For each of your partitions (16.04 & other-17.10) do the following

  • Mount your partition to a directory. A common mount point in /mnt but you can mount to any directory you want, but check you have nothing already mounted to /mnt, or subdirectories inside there. If you need help here look at Detect and mount devices
  • Copy the files to wherever you want them (I'd suggest cp -p or -p to preserve file attributes, but it's up to you). You could also just use mv to move which means the subsequent [diff] step needs to be skipped eg. cp -prnv /mnt/username/* /home/username/ which will copy everything from your old username-dir to your new username-dir preserving file info, recursively doing subdirectories but only copying 'new' files only (I included this to avoid clobbering any config files in your 'new' directory; but its up to you!). if you don't want all your old-home directory; adjust as appropriate.

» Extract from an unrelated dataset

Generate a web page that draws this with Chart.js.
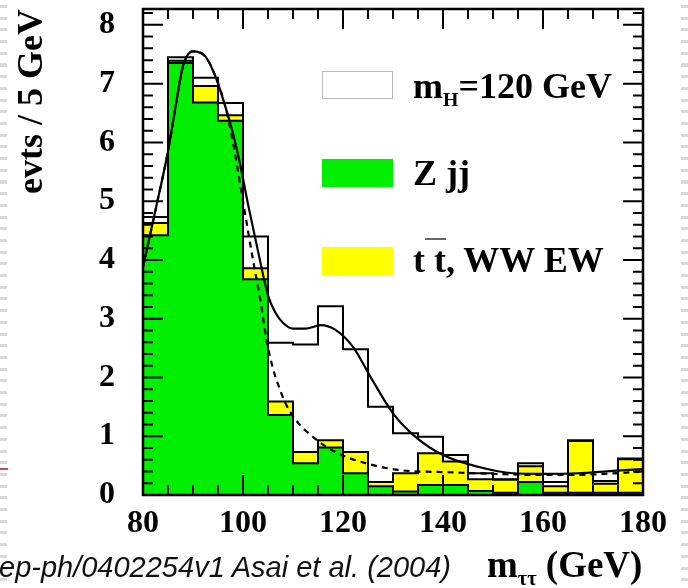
<!DOCTYPE html>
<html>
<head>
<meta charset="utf-8">
<title>m_tautau, evts / 5 GeV</title>
<script src="https://cdn.jsdelivr.net/npm/chart.js@4.4.1/dist/chart.umd.min.js"></script>
<style>
  html, body { margin: 0; padding: 0; background: #fff; }
  #page { position: relative; width: 688px; height: 588px; overflow: hidden; }
  #mass { position: absolute; left: 0; top: 0; }
  .rim { position: absolute; top: 0; width: 7px; height: 588px;
         background: repeating-linear-gradient(to bottom, transparent 0 5px, #dadada 5px 8px, transparent 8px 11.7px); }
  .lbl { position: absolute; white-space: nowrap; line-height: 1; color: #000;
         font-family: "Liberation Serif", "Times New Roman", serif; font-weight: bold; }
  .lbl sub { font-size: 0.55em; vertical-align: -0.38em; line-height: 0; }
  .box { position: absolute; left: 322px; width: 71px; height: 28px; box-sizing: border-box; }
  .bar { text-decoration: overline; text-decoration-thickness: 2px; text-decoration-color: #666; }
  .foot { position: absolute; left: -1px; top: 553px; white-space: nowrap; line-height: 1; color: #111;
          font-family: "Liberation Sans", Arial, sans-serif; font-style: italic; font-size: 29px; }
</style>
</head>
<body>
<div id="page">
  <div class="rim" style="left:0"></div>
  <div class="rim" style="left:681px"></div>
  <div style="position:absolute;left:0;top:468px;width:8px;height:1.5px;background:#c0504d"></div>
  <canvas id="mass" width="688" height="588"></canvas>

  <div class="box" style="top:71px;background:#fff;border:1.5px solid #bbb"></div>
  <div class="box" style="top:159px;background:#00ee00"></div>
  <div class="box" style="top:247px;background:#ffff00"></div>
  <div class="lbl" style="left:413px;top:68px;font-size:36px">m<sub>H</sub>=120 GeV</div>
  <div class="lbl" style="left:413px;top:155px;font-size:36px">Z jj</div>
  <div class="lbl" style="left:413px;top:242px;font-size:36px">t<span class="bar"> t</span>, WW EW</div>
  <div class="lbl" style="left:487px;top:546px;font-size:37px">m<sub>ττ</sub> (GeV)</div>
  <div class="foot">ep-ph/0402254v1 Asai et al. (2004)</div>
</div>

<script>
// @ts-check

// bin low edges in GeV (5 GeV bins), last bin closes at 180
const binEdges = [80, 85, 90, 95, 100, 105, 110, 115, 120, 125, 130, 135, 140, 145, 150, 155, 160, 165, 170, 175];
const lastEdge = 180;

// events per bin
const zjj = [4.42, 7.35, 6.68, 6.37, 3.67, 1.36, 0.54, 0.81, 0.37, 0.15, 0.06, 0.17, 0.17, 0.07, 0.04, 0.22, 0.04, 0.04, 0.04, 0.04];
const ttww = [0.21, 0.04, 0.28, 0.09, 0.19, 0.23, 0.19, 0.12, 0.36, 0.07, 0.31, 0.54, 0.40, 0.20, 0.22, 0.27, 0.11, 0.88, 0.15, 0.57];
const higgs = [0.10, 0.06, 0.14, 0.21, 0.54, 1.00, 1.83, 2.28, 1.75, 1.28, 0.68, 0.28, 0.11, 0.10, 0.01, 0.05, 0.07, 0.01, 0.05, 0.01];

// fitted curves: signal + background (solid) and background only (dashed)
const fitX = [80, 82.5, 85, 86.5, 88, 90, 92.5, 94.5, 96.5, 98, 99.5, 101, 103, 105, 106.5, 108, 110, 112.5, 115.5, 118.5, 122, 125.5, 130, 134.5, 140, 147, 154, 160, 167, 174, 180];
const fitTotal = [3.88, 4.85, 5.85, 6.6, 7.3, 7.55, 7.46, 7.12, 6.6, 6.15, 5.6, 4.95, 4.15, 3.4, 3.1, 2.93, 2.83, 2.83, 2.89, 2.81, 2.52, 2.01, 1.39, 0.99, 0.68, 0.48, 0.37, 0.36, 0.37, 0.41, 0.44];
const bkgX = [80, 82.5, 85, 86.5, 88, 90, 92.5, 94.5, 96.5, 98, 100, 102, 103.5, 104.8, 106, 107.2, 108.5, 111, 114, 116.6, 120.6, 124.6, 128.6, 133, 140, 150, 160, 170, 180];
const fitBkg = [3.88, 4.85, 5.85, 6.6, 7.3, 7.55, 7.46, 7.12, 6.6, 6.0, 5.0, 4.0, 3.3, 2.6, 2.15, 1.84, 1.56, 1.23, 0.99, 0.82, 0.65, 0.54, 0.46, 0.41, 0.39, 0.36, 0.34, 0.35, 0.40];

const xTicks = [80, 100, 120, 140, 160, 180];
const yTicks = [0, 1, 2, 3, 4, 5, 6, 7, 8];
const yTop = 8.27;

const serif = '"Liberation Serif", "Times New Roman", serif';

// stack the histograms like THStack does
const bkgTop = zjj.map((v, i) => v + ttww[i]);
const totTop = bkgTop.map((v, i) => v + higgs[i]);

// step histogram points: value held over [edge, next edge)
function stepData(values) {
  const pts = binEdges.map((x, i) => ({ x: x, y: values[i] }));
  pts.push({ x: lastEdge, y: values[values.length - 1] });
  return pts;
}

function curveData(xs, ys) {
  return xs.map((x, i) => ({ x: x, y: ys[i] }));
}

// frame with inward ticks on all four sides, ROOT style
const frameTicks = {
  id: 'frameTicks',
  afterDraw(chart) {
    const ctx = chart.ctx;
    const a = chart.chartArea;
    const x = chart.scales.x;
    const y = chart.scales.y;
    ctx.save();
    ctx.strokeStyle = '#000';
    ctx.lineWidth = 2;
    ctx.beginPath();
    for (let i = 0; i / 5 <= y.max; i++) {
      const py = y.getPixelForValue(i / 5);
      const len = i % 5 === 0 ? 20 : 10;
      ctx.moveTo(a.left, py); ctx.lineTo(a.left + len, py);
      ctx.moveTo(a.right, py); ctx.lineTo(a.right - len, py);
    }
    for (let v = x.min; v <= x.max; v += 5) {
      const px = x.getPixelForValue(v);
      const len = (v - x.min) % 20 === 0 ? 20 : 10;
      ctx.moveTo(px, a.bottom); ctx.lineTo(px, a.bottom - len);
      ctx.moveTo(px, a.top); ctx.lineTo(px, a.top + len);
    }
    ctx.stroke();
    ctx.lineWidth = 2.5;
    ctx.strokeRect(a.left, a.top, a.right - a.left, a.bottom - a.top);
    ctx.restore();
  }
};

const histStyle = { stepped: true, fill: 'origin', borderColor: '#000', borderWidth: 2, pointRadius: 0 };

new Chart(document.getElementById('mass'), {
  type: 'line',
  data: {
    datasets: [
      Object.assign({ label: 'mH=120 GeV', data: stepData(totTop), backgroundColor: '#ffffff', order: 5 }, histStyle),
      Object.assign({ label: 'tt, WW EW', data: stepData(bkgTop), backgroundColor: '#ffff00', order: 4 }, histStyle),
      Object.assign({ label: 'Z jj', data: stepData(zjj), backgroundColor: '#00ee00', order: 3 }, histStyle),
      {
        label: 'background fit',
        data: curveData(bkgX, fitBkg),
        borderColor: '#000',
        borderWidth: 2.2,
        borderDash: [6, 5],
        cubicInterpolationMode: 'monotone',
        pointRadius: 0,
        fill: false,
        order: 2
      },
      {
        label: 'total fit',
        data: curveData(fitX, fitTotal),
        borderColor: '#000',
        borderWidth: 2.2,
        cubicInterpolationMode: 'monotone',
        pointRadius: 0,
        fill: false,
        order: 1
      }
    ]
  },
  options: {
    responsive: false,
    animation: false,
    layout: { padding: { left: 0, right: 45, top: 9, bottom: 0 } },
    plugins: {
      legend: { display: false },
      tooltip: { enabled: false }
    },
    scales: {
      x: {
        type: 'linear',
        min: 80,
        max: 180,
        grid: { display: false, drawTicks: false },
        border: { display: false },
        afterBuildTicks: (s) => { s.ticks = xTicks.map(v => ({ value: v })); },
        afterFit: (s) => { s.height = 93; s.paddingLeft = 0; s.paddingRight = 0; },
        ticks: {
          color: '#000',
          padding: 10,
          maxRotation: 0,
          autoSkip: false,
          font: { family: serif, weight: 'bold', size: 32 }
        }
      },
      y: {
        type: 'linear',
        min: 0,
        max: yTop,
        grid: { display: false, drawTicks: false },
        border: { display: false },
        afterBuildTicks: (s) => { s.ticks = yTicks.map(v => ({ value: v })); },
        afterFit: (s) => { s.width = 143; s.paddingTop = 0; s.paddingBottom = 0; },
        ticks: {
          color: '#000',
          padding: 28,
          font: { family: serif, weight: 'bold', size: 32 }
        },
        title: {
          display: true,
          text: 'evts / 5 GeV',
          align: 'end',
          color: '#000',
          padding: { top: 11, bottom: 0 },
          font: { family: serif, weight: 'bold', size: 36 }
        }
      }
    }
  },
  plugins: [frameTicks]
});
</script>
</body>
</html>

  • Diff the original with your new home-directory. this is optional, and if you did the whole /home/username directory new 'config' files will of course show as errors. this step is easiest if you do subdirectories within /home/username, and not the whole user directory
  • unmount when you're happy, sudo umount /mnt (adjusting /mnt to whatever directory you used)

you can of course use your GUI if you prefer. mounting can be done with disks or other tools, and copying with a file manager (files etc).